In his article Superstition and the inherent cruelty of rationalists, Dr. Pattanaik does the same disservice to the rationalists that he accuses the rationalists of doing to the superstitious and the religious. He creates a straw man out of the rationalist, makes a category for him, and attacks him ruthlessly. It isn’t clear what his definition of a rationalist exactly is (philosophical definition, for example, can be quite different from what people infer just from the English word). I assume he uses the word in a colloquial way.
So rationalist is the average person who doesn’t believe that a cat crossing the road before you is a bad omen and doesn’t keep a fast on Mondays to get a good husband. Rationalists prefer not to be bothered by other people’s religious, and what they consider irrational, beliefs, but believe it or not, most of them don’t drag you out of your house and demand you to be hanged if you keep your Thursday fasts. They aren’t the people to deny human emotions either. They don’t behave like robots themselves, nor do they expect others to behave so. They don’t do a cost-benefit analysis before talking to their spouses, visiting their relatives or buying a gift for a friend. Yes, they exist on the same continuum that the author seems to present as some ultimate weapon against them.
“Would rationalists support my “choice” of not mourning for their murder?” Dr. Pattanaik asks triumphantly. I wonder why he thinks the answer would be no. Unless it is a school and he expects to be reprimanded by the headmaster!
But even more than that, he conflates rituals with superstition and seems to claim that if we don’t mind one, we should not mind the other too. Not all rituals are equivalent to superstition. Ritual can be a shared symbol. A two-minute silence is just a way of expressing respect for the dead, a practice everyone has adopted and hence is universally understood. It will be called superstition if one starts to believe that it will help the dead pass on to the next world. And it will become harmful if people start being harassed or killed for not observing it, or if they have to forego a month’s hard-earned money to conduct some aggrandized version of a ceremony to avoid being made outcaste.

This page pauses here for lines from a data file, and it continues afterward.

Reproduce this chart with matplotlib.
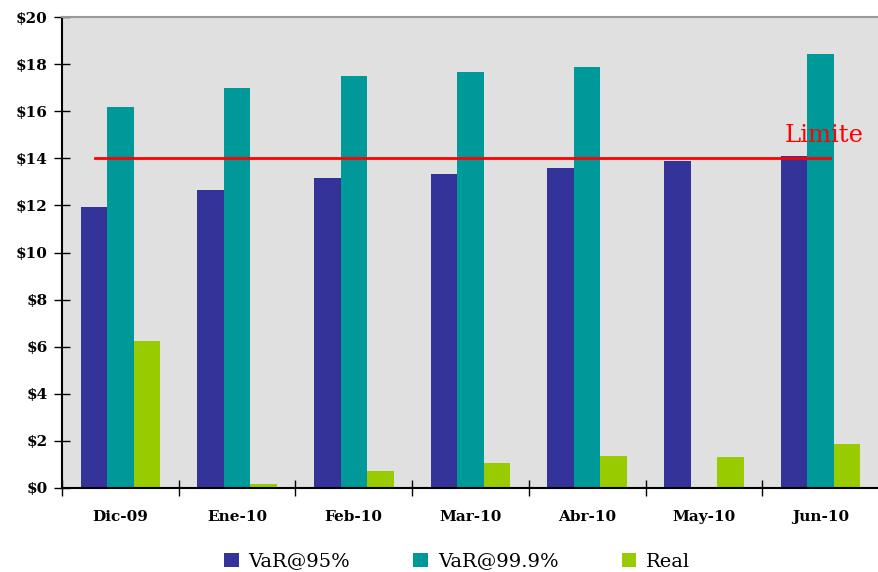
import numpy as np
import matplotlib.pyplot as plt
from matplotlib.ticker import MultipleLocator, FuncFormatter

# datos
meses = ["Dic-09", "Ene-10", "Feb-10", "Mar-10", "Abr-10", "May-10", "Jun-10"]
var95 = [11.93, 12.65, 13.16, 13.33, 13.59, 13.88, 14.10]
var999 = [16.18, 16.99, 17.50, 17.66, 17.88, np.nan, 18.43]
real = [6.24, 0.17, 0.72, 1.06, 1.36, 1.32, 1.87]
limite = 14
series = ["VaR@95%", "VaR@99.9%", "Real"]
colores = ["#333399", "#009999", "#99cc00"]

plt.rcParams["font.family"] = ["DejaVu Serif"]

fig = plt.figure(figsize=(8.79, 5.72), dpi=100)
ax = fig.add_axes([0.0705, 0.147, 0.9295, 0.823])
ax.set_facecolor("#e0e0e0")

x = np.arange(len(meses)) + 0.5
w = 0.227
for k, (vals, nom, col) in enumerate(zip([var95, var999, real], series, colores)):
    ax.bar(x + (k - 1) * w, vals, width=w, color=col, label=nom, zorder=2)

ax.plot([x[0] - 0.22, x[-1] + 0.08], [limite, limite], color="#ff0000", lw=2, zorder=3)
ax.text(x[-1] + 0.03, limite + 0.5, "Limite", color="#ff0000", fontsize=17.5,
        ha="center", va="bottom")

ax.set_xlim(0, len(meses))
ax.set_ylim(0, 20)
ax.yaxis.set_major_locator(MultipleLocator(2))
ax.yaxis.set_major_formatter(FuncFormatter(lambda v, p: r"\$%d" % v))
ax.set_xticks(np.arange(len(meses) + 1))
ax.set_xticklabels([])
ax.set_xticks(x, minor=True)
ax.set_xticklabels(meses, minor=True, fontsize=11, fontweight="bold")
for t in ax.get_yticklabels():
    t.set_fontweight("bold")
ax.tick_params(axis="x", which="minor", length=0, pad=16)
ax.tick_params(axis="x", which="major", direction="inout", length=12, width=1)
ax.tick_params(axis="y", direction="inout", length=11, width=1, labelsize=11, pad=5)

for s in ["left", "bottom"]:
    ax.spines[s].set_color("black")
    ax.spines[s].set_linewidth(1.5)
ax.spines["top"].set_color("#999999")
ax.spines["top"].set_linewidth(1.5)
ax.spines["right"].set_visible(False)

fig.legend(loc="lower center", bbox_to_anchor=(0.52, -0.028), ncol=3, frameon=False,
           fontsize=14, handlelength=0.75, handleheight=0.75, columnspacing=3.25,
           handletextpad=0.5)

fig.savefig("out.png", dpi=100)
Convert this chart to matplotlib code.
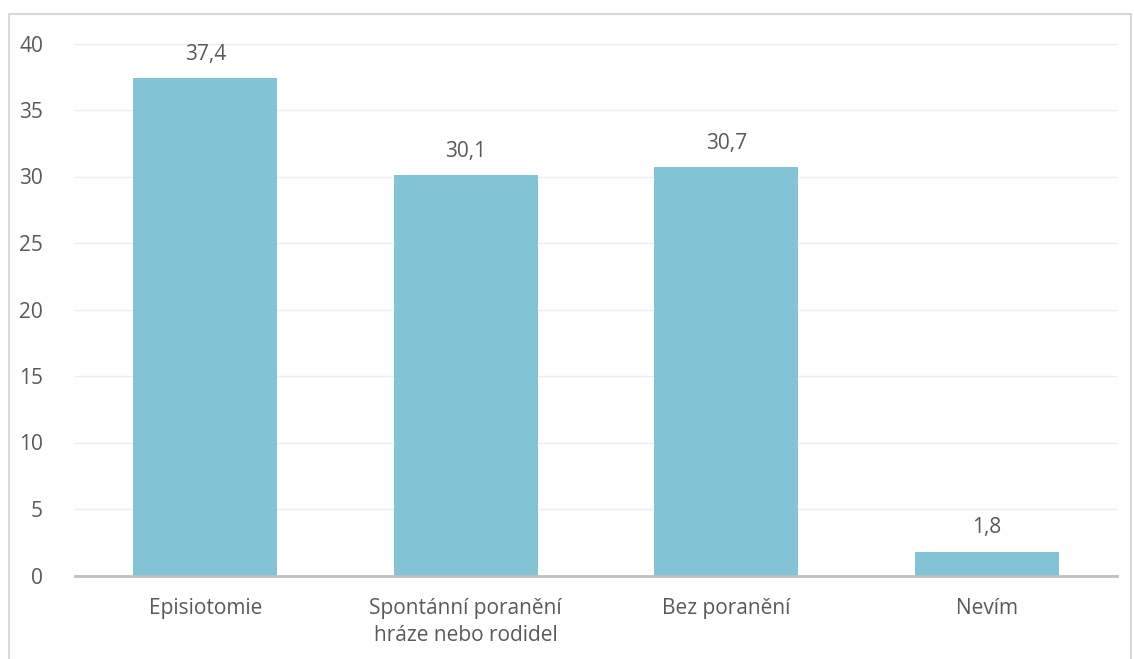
import matplotlib
matplotlib.use("Agg")
import matplotlib.pyplot as plt
from matplotlib.patches import Rectangle

categories = ["Episiotomie", "Spontánní poranění\nhráze nebo rodidel", "Bez poranění", "Nevím"]
values = [37.4, 30.1, 30.7, 1.8]
yticks = [0, 5, 10, 15, 20, 25, 30, 35, 40]

plt.rcParams['font.family'] = ['Open Sans', 'DejaVu Sans']
text_col = '#595959'
fsize = 15

fig = plt.figure(figsize=(11.34, 6.59), dpi=100)
ax = fig.add_axes([75/1134, 1 - 575.5/659, 1042/1134, 532/659])

x = range(len(categories))
ax.bar(x, values, width=0.553, color='#82C3D5', zorder=3)
for xi, v in zip(x, values):
    ax.text(xi, v + 1.0, f"{v:.1f}".replace('.', ','), ha='center', va='bottom',
            fontsize=fsize, color=text_col)

ax.set_xlim(-0.5, len(categories) - 0.5)
ax.set_ylim(0, 40)
ax.set_yticks(yticks)
ax.set_yticklabels([str(t) for t in yticks])
ax.set_xticks(list(x))
ax.set_xticklabels(categories, linespacing=1.4)
ax.tick_params(axis='both', length=0, labelsize=fsize, labelcolor=text_col)
ax.tick_params(axis='x', pad=16)
ax.tick_params(axis='y', pad=23)

ax.grid(axis='y', color='#EDEDED', linewidth=1, zorder=0)
for s in ['top', 'right', 'left']:
    ax.spines[s].set_visible(False)
ax.spines['bottom'].set_color('#BFBFBF')
ax.spines['bottom'].set_linewidth(2)
ax.spines['bottom'].set_zorder(4)

fig.patches.append(Rectangle((9/1134, -0.05), 1122/1134, 1.05 - 14/659,
                             transform=fig.transFigure, fill=False,
                             edgecolor='#D9D9D9', linewidth=1.5))

fig.savefig("out.png", dpi=100)
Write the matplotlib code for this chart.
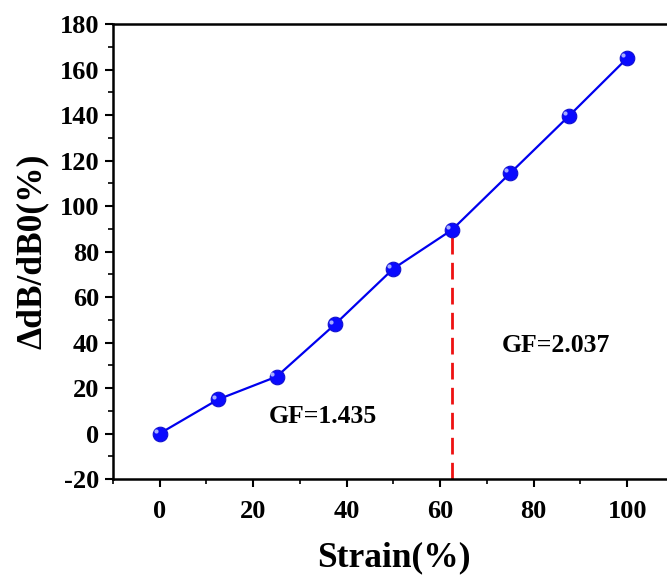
import matplotlib.pyplot as plt
from matplotlib.ticker import MultipleLocator

# strain (%) vs relative change
strain = [0, 12.5, 25, 37.5, 50, 62.5, 75, 87.5, 100]
response = [0, 15, 25, 48, 72.5, 89.5, 114.5, 139.5, 165]
split_x = 62.5
split_y = 89.5
gf_labels = ['GF=1.435', 'GF=2.037']
gf_pos = [(35, 7.3), (84.8, 38.9)]

plt.rcParams['font.family'] = ['Liberation Serif', 'DejaVu Serif']
plt.rcParams['font.weight'] = 'bold'
plt.rcParams['axes.unicode_minus'] = False

fig = plt.figure(figsize=(6.67, 5.79), dpi=100)
ax = fig.add_axes([0.1694, 0.1727, 0.841, 0.7858])

ax.plot(strain, response, color='#0000ee', lw=1.6, zorder=2)
ax.plot(strain, response, 'o', color='#0a0aff', ms=10.5, mec='#1010d0', mew=0.8, zorder=3)
# little highlight to fake the sphere look
ax.plot([s - 0.9 for s in strain], [r + 1.2 for r in response], 'o',
        color='#b8c0ff', ms=3, mew=0, alpha=0.9, zorder=4)

ax.plot([split_x, split_x], [-20, split_y], '--', color='#ee1111', lw=2, dashes=(6, 3), zorder=1)

for lab, (x, y) in zip(gf_labels, gf_pos):
    ax.text(x, y, lab, fontsize=18.5, fontweight='bold', ha='center', va='center')

ax.set_xlim(-10, 110)
ax.set_ylim(-20, 180)
ax.xaxis.set_major_locator(MultipleLocator(20))
ax.xaxis.set_minor_locator(MultipleLocator(10))
ax.yaxis.set_major_locator(MultipleLocator(20))
ax.yaxis.set_minor_locator(MultipleLocator(10))
ax.set_xticks([0, 20, 40, 60, 80, 100])

ax.tick_params(which='major', direction='out', length=6, width=1.5, labelsize=19, pad=4)
ax.tick_params(axis='x', which='major', pad=9)
ax.tick_params(which='minor', direction='out', length=3.5, width=1.2)
ax.tick_params(top=False, right=False)
for lbl in ax.get_xticklabels() + ax.get_yticklabels():
    lbl.set_fontweight('bold')

for sp in ax.spines.values():
    sp.set_linewidth(1.8)

ax.set_xlabel('Strain(%)', fontsize=25.5, fontweight='bold', labelpad=13)
ax.set_ylabel('ΔdB/dB0(%)', fontsize=25.5, fontweight='bold', labelpad=8)

fig.savefig('out.png', dpi=100)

But by itself the two-minute silence mourning ritual is just like saying ‘hello’ when you meet someone. It is a shared symbol, a way of acknowledging another person’s presence with or without further conversation. A rationalist will question whether the law should demand that a person must stand when the national anthem is played or sung, although as a shared social understanding, he will for the most part follow the practice.
Further by relegating everything to a point in a continuum, one can’t turn his back on the fact that some rituals are harmful, while others don’t put society in danger. The definition of harmful can change with time. It can even be subjective, but that discussion can’t be avoided. On a less populated planet, cremation of the dead on wood fire will not be considered harmful. So whether a rationalist believes in it or not, she can just let it be. But in an already over-polluted, over-populated city, that ritual will have to be questioned. So will murdering people because they deny your beliefs as superstitious. Actually go right ahead and deny the rationalists’ beliefs as dry and ‘cruel’– a rationalist will not call for your murder for that. He will question you though. Questioning the ideas by themselves, whether of the superstitious or of the rationalist, can’t be a crime to be killed for. Not in a rationalist’s world, assuming his definition of rationalist includes the scientifically minded people who understand that as our understanding of the world changes, the ideas of harmful and harmless, of correct and incorrect also change.
There is an important place for mythology in society. That place does not need to be secured by attacking or ridiculing rationality.